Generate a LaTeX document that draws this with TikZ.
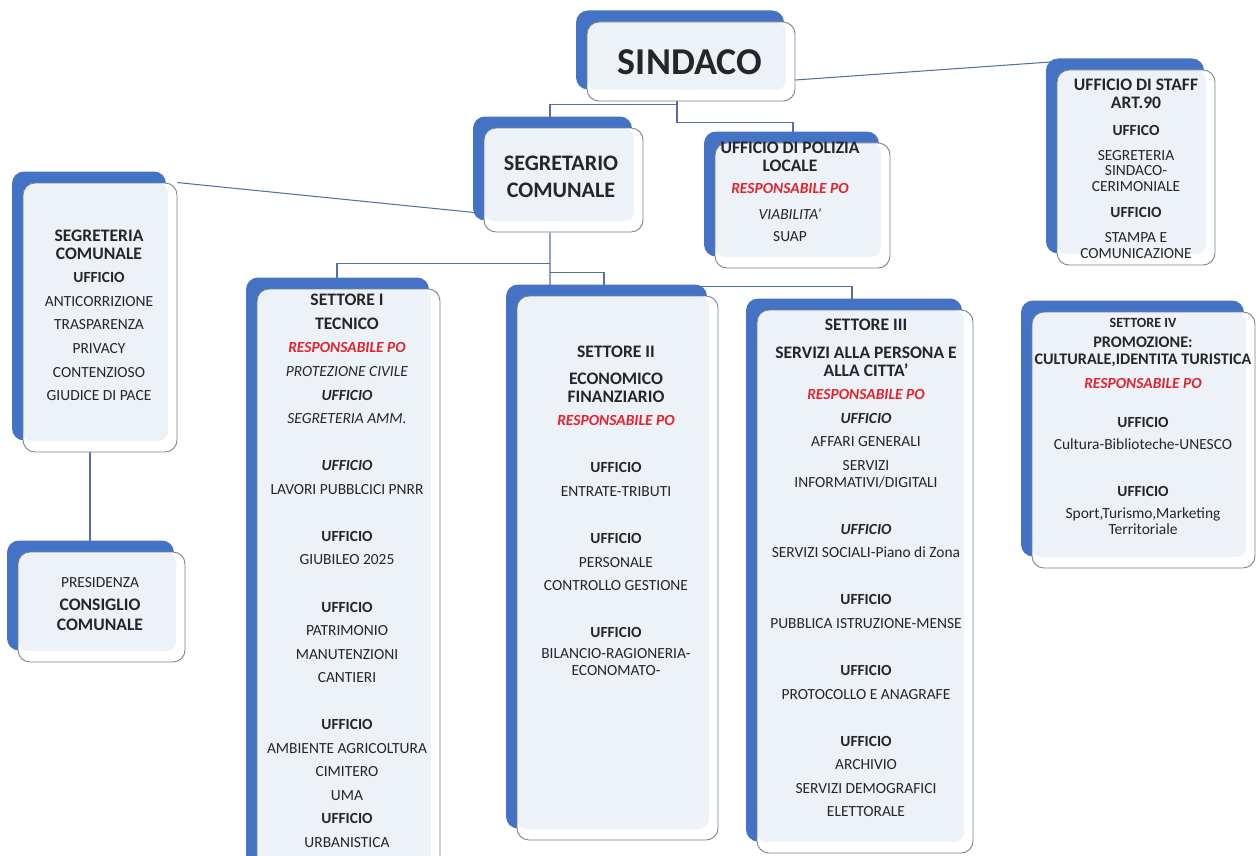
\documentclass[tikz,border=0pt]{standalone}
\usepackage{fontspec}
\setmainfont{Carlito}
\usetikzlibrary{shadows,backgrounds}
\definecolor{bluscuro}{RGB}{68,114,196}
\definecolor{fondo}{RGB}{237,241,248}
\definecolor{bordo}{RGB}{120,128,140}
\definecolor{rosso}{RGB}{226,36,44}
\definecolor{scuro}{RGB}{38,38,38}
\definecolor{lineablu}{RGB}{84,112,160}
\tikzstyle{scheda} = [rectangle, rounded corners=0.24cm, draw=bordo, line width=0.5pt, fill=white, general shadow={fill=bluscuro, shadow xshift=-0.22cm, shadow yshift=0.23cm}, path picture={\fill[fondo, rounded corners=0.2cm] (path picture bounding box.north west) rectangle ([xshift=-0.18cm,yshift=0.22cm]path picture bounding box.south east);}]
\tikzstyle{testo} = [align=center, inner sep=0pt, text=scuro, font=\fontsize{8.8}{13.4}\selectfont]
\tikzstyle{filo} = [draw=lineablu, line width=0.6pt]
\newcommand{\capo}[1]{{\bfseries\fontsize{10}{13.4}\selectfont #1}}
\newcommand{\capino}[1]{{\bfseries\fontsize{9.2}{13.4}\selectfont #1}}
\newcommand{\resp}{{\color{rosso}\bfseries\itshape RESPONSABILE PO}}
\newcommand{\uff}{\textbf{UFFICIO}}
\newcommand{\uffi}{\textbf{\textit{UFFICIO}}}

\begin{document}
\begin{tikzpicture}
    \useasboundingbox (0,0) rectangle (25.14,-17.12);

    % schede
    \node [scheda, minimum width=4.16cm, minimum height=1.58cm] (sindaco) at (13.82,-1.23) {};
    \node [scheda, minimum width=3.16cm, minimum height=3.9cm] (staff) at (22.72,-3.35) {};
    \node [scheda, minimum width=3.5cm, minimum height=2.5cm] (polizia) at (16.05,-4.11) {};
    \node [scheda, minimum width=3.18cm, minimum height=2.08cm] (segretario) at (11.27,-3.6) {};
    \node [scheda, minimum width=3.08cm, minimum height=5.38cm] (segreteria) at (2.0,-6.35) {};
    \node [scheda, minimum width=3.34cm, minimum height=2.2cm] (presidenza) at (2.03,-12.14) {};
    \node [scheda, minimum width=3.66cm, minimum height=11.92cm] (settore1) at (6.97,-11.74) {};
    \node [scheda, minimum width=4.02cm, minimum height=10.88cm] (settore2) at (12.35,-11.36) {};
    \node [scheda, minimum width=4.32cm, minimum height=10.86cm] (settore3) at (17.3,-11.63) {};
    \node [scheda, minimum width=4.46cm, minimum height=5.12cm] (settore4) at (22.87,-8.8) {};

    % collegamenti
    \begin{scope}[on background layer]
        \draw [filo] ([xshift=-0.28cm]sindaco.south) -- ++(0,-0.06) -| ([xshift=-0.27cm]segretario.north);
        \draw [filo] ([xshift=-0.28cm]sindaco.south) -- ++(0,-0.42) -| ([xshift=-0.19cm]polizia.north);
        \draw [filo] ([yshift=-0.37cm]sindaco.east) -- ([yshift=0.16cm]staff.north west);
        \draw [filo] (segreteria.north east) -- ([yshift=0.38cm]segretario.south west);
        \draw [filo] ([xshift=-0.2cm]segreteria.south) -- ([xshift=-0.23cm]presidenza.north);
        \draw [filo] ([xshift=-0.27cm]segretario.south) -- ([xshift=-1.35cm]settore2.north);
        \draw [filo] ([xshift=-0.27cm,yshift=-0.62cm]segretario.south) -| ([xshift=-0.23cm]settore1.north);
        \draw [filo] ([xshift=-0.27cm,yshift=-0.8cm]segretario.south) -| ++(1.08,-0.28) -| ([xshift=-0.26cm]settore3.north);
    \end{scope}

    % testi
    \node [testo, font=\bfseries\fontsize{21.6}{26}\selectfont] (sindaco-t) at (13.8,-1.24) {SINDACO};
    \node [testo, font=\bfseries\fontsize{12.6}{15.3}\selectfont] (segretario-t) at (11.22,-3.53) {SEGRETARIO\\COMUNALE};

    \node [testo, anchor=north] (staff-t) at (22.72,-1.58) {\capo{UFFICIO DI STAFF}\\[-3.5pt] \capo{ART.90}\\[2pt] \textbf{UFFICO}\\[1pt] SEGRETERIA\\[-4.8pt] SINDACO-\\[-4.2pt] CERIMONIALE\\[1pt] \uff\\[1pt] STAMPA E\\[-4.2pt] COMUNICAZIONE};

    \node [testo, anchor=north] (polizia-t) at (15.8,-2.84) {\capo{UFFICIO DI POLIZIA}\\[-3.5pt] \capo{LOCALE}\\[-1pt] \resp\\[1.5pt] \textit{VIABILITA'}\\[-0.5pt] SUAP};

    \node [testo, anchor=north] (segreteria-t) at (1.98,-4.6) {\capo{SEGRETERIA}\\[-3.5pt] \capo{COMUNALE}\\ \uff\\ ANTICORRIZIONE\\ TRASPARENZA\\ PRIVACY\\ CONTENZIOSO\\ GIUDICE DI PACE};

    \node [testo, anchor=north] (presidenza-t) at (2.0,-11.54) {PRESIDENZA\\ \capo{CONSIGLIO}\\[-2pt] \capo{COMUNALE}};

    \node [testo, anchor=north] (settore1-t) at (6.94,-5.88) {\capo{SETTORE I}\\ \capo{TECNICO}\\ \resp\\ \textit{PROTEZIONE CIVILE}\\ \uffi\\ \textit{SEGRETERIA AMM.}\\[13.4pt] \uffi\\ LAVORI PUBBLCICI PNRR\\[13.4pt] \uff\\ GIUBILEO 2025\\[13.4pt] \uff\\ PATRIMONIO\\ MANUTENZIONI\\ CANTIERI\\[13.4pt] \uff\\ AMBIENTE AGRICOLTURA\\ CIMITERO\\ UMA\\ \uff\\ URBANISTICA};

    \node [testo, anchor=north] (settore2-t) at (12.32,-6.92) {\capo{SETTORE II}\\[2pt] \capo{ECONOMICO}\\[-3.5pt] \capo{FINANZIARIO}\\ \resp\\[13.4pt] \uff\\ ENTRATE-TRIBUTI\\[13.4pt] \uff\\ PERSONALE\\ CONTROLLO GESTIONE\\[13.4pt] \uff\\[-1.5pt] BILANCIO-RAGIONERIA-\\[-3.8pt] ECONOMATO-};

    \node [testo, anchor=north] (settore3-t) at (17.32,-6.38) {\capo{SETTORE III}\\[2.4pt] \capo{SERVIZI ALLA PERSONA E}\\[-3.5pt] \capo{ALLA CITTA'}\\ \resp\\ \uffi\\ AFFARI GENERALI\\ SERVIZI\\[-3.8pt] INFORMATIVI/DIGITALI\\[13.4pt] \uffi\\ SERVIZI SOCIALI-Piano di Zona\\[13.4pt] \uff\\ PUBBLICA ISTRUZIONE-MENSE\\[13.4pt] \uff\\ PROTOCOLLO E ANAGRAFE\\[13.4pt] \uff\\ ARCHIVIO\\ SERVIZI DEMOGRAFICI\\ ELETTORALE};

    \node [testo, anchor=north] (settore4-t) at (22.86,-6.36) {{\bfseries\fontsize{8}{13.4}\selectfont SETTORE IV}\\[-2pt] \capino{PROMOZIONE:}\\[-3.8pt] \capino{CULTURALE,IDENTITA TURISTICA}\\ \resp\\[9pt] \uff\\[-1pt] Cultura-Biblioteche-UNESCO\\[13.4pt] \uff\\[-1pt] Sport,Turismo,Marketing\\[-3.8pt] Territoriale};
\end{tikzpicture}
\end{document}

*****

* What you should do: Write out again, exactly, the lines from the start of the listing up to the line containing "(0,0) rectangle (25.14,-17.12);", with both ends and without pictures.

* Solution for this task:
Generate a LaTeX document that draws this with TikZ.
\documentclass[tikz,border=0pt]{standalone}
\usepackage{fontspec}
\setmainfont{Carlito}
\usetikzlibrary{shadows,backgrounds}
\definecolor{bluscuro}{RGB}{68,114,196}
\definecolor{fondo}{RGB}{237,241,248}
\definecolor{bordo}{RGB}{120,128,140}
\definecolor{rosso}{RGB}{226,36,44}
\definecolor{scuro}{RGB}{38,38,38}
\definecolor{lineablu}{RGB}{84,112,160}
\tikzstyle{scheda} = [rectangle, rounded corners=0.24cm, draw=bordo, line width=0.5pt, fill=white, general shadow={fill=bluscuro, shadow xshift=-0.22cm, shadow yshift=0.23cm}, path picture={\fill[fondo, rounded corners=0.2cm] (path picture bounding box.north west) rectangle ([xshift=-0.18cm,yshift=0.22cm]path picture bounding box.south east);}]
\tikzstyle{testo} = [align=center, inner sep=0pt, text=scuro, font=\fontsize{8.8}{13.4}\selectfont]
\tikzstyle{filo} = [draw=lineablu, line width=0.6pt]
\newcommand{\capo}[1]{{\bfseries\fontsize{10}{13.4}\selectfont #1}}
\newcommand{\capino}[1]{{\bfseries\fontsize{9.2}{13.4}\selectfont #1}}
\newcommand{\resp}{{\color{rosso}\bfseries\itshape RESPONSABILE PO}}
\newcommand{\uff}{\textbf{UFFICIO}}
\newcommand{\uffi}{\textbf{\textit{UFFICIO}}}

\begin{document}
\begin{tikzpicture}
    \useasboundingbox (0,0) rectangle (25.14,-17.12);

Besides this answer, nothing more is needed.